*What the exercise asks:*
Only the lines from the start of the data to the line containing "c.set_linestyle((0, (2, 1.5)))", both included, should be output, exactly and without pictures.

— START —

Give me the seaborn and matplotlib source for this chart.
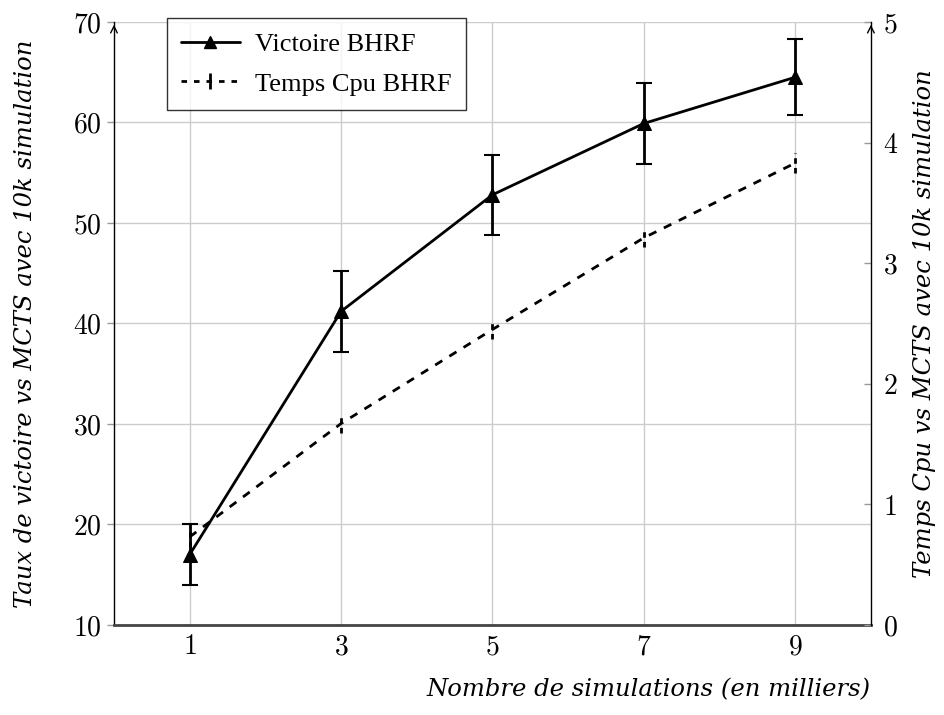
import matplotlib
matplotlib.use("Agg")
import matplotlib.pyplot as plt
import seaborn as sns
import pandas as pd
from matplotlib.lines import Line2D

# data
simulations = [1, 3, 5, 7, 9]
victoire = [17.0, 41.2, 52.8, 59.9, 64.5]
victoire_err = [3.0, 4.0, 4.0, 4.0, 3.8]
temps_cpu = [0.73, 1.67, 2.45, 3.21, 3.83]
temps_err = [0.08, 0.08, 0.08, 0.08, 0.08]

left_ticks = [10, 20, 30, 40, 50, 60, 70]
right_ticks = [0, 1, 2, 3, 4, 5]

df = pd.DataFrame({"sim": simulations, "victoire": victoire, "cpu": temps_cpu})

sns.set_theme(style="whitegrid")
plt.rcParams["mathtext.fontset"] = "cm"
plt.rcParams["font.family"] = ["DejaVu Serif"]
plt.rcParams["axes.labelcolor"] = "black"
plt.rcParams["text.color"] = "black"

fig = plt.figure(figsize=(9.45, 7.15), dpi=100)
ax = fig.add_axes([0.1206, 0.1259, 0.801, 0.8434])
ax2 = ax.twinx()

# solid line, left axis
sns.lineplot(data=df, x="sim", y="victoire", ax=ax, color="black", lw=2,
             marker="^", markersize=10, markeredgecolor="black", legend=False)
ax.errorbar(simulations, victoire, yerr=victoire_err, fmt="none", ecolor="black",
            elinewidth=2, capsize=6, capthick=1.5)

# dashed line, right axis
sns.lineplot(data=df, x="sim", y="cpu", ax=ax2, color="black", lw=2,
             linestyle=(0, (3, 3)), legend=False)
eb = ax2.errorbar(simulations, temps_cpu, yerr=temps_err, fmt="none", ecolor="black",
                  elinewidth=2, capsize=0)
for c in eb[2]:
    c.set_linestyle((0, (2, 1.5)))

ax.set_xlim(0, 10)
ax.set_ylim(10, 70)
ax2.set_ylim(0, 5)
ax.set_xticks(simulations)
ax.set_yticks(left_ticks)
ax2.set_yticks(right_ticks)
ax.set_xticklabels([f"${v}$" for v in simulations])
ax.set_yticklabels([f"${v}$" for v in left_ticks])
ax2.set_yticklabels([f"${v}$" for v in right_ticks])

ax.tick_params(axis="y", labelsize=20, colors="#999999", labelcolor="black",
               direction="out", length=5, width=1, pad=4)
ax.tick_params(axis="x", labelsize=20, colors="#999999", labelcolor="black",
               direction="in", length=5, width=1, pad=6)
ax2.tick_params(axis="y", labelsize=20, colors="#999999", labelcolor="black",
                direction="in", length=5, width=1, pad=9)

ax.grid(True, color="#cccccc", lw=1)
ax2.grid(False)
ax.set_axisbelow(True)

for a in (ax, ax2):
    for s in a.spines.values():
        s.set_visible(False)
ax.spines["left"].set_visible(True)
ax.spines["left"].set_color("black")
ax.spines["left"].set_linewidth(1)
ax.spines["bottom"].set_visible(True)
ax.spines["bottom"].set_color("#444444")
ax.spines["bottom"].set_linewidth(2)
ax2.spines["right"].set_visible(True)
ax2.spines["right"].set_color("black")
ax2.spines["right"].set_linewidth(1)

for xa in (0, 1):
    ax.annotate("", xy=(xa, 1.0), xytext=(xa, 0.985), xycoords="axes fraction",
                arrowprops=dict(arrowstyle="->", lw=1, color="black"))

ax.set_xlabel("Nombre de simulations (en milliers)", fontsize=17.5, style="italic",
              color="black")
ax.xaxis.label.set_ha("right")
ax.xaxis.label.set_va("center")
ax.xaxis.set_label_coords(1.0, -0.108)

ax.set_ylabel("Taux de victoire vs MCTS avec 10k simulation", fontsize=17.5,
              style="italic", color="black")
ax.yaxis.label.set_va("center")
ax.yaxis.set_label_coords(-0.117, 0.5)

ax2.set_ylabel("Temps Cpu vs MCTS avec 10k simulation", fontsize=17.5,
               style="italic", rotation=90, color="black")
ax2.yaxis.label.set_va("center")
ax2.yaxis.set_label_coords(1.0713, 0.5)

handles = [
    Line2D([], [], color="black", lw=2, marker="^", markersize=9),
    Line2D([], [], color="black", lw=2, linestyle=(0, (2, 2.5)), marker="|",
           markersize=12, markeredgewidth=2),
]
leg = ax.legend(handles, ["Victoire BHRF", "Temps Cpu BHRF"], loc="upper left",
                bbox_to_anchor=(0.07, 1.006), borderaxespad=0,
                prop={"family": "Liberation Serif", "size": 19}, frameon=True,
                fancybox=False, edgecolor="black", handlelength=2.2,
                borderpad=0.55, labelspacing=0.6, handletextpad=0.6)
leg.get_frame().set_linewidth(1)
for t in leg.get_texts():
    t.set_color("black")
leg.set_zorder(10)

fig.savefig("out.png", dpi=100)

— END —

*Task answer:*
Give me the seaborn and matplotlib source for this chart.
import matplotlib
matplotlib.use("Agg")
import matplotlib.pyplot as plt
import seaborn as sns
import pandas as pd
from matplotlib.lines import Line2D

# data
simulations = [1, 3, 5, 7, 9]
victoire = [17.0, 41.2, 52.8, 59.9, 64.5]
victoire_err = [3.0, 4.0, 4.0, 4.0, 3.8]
temps_cpu = [0.73, 1.67, 2.45, 3.21, 3.83]
temps_err = [0.08, 0.08, 0.08, 0.08, 0.08]

left_ticks = [10, 20, 30, 40, 50, 60, 70]
right_ticks = [0, 1, 2, 3, 4, 5]

df = pd.DataFrame({"sim": simulations, "victoire": victoire, "cpu": temps_cpu})

sns.set_theme(style="whitegrid")
plt.rcParams["mathtext.fontset"] = "cm"
plt.rcParams["font.family"] = ["DejaVu Serif"]
plt.rcParams["axes.labelcolor"] = "black"
plt.rcParams["text.color"] = "black"

fig = plt.figure(figsize=(9.45, 7.15), dpi=100)
ax = fig.add_axes([0.1206, 0.1259, 0.801, 0.8434])
ax2 = ax.twinx()

# solid line, left axis
sns.lineplot(data=df, x="sim", y="victoire", ax=ax, color="black", lw=2,
             marker="^", markersize=10, markeredgecolor="black", legend=False)
ax.errorbar(simulations, victoire, yerr=victoire_err, fmt="none", ecolor="black",
            elinewidth=2, capsize=6, capthick=1.5)

# dashed line, right axis
sns.lineplot(data=df, x="sim", y="cpu", ax=ax2, color="black", lw=2,
             linestyle=(0, (3, 3)), legend=False)
eb = ax2.errorbar(simulations, temps_cpu, yerr=temps_err, fmt="none", ecolor="black",
                  elinewidth=2, capsize=0)
for c in eb[2]:
    c.set_linestyle((0, (2, 1.5)))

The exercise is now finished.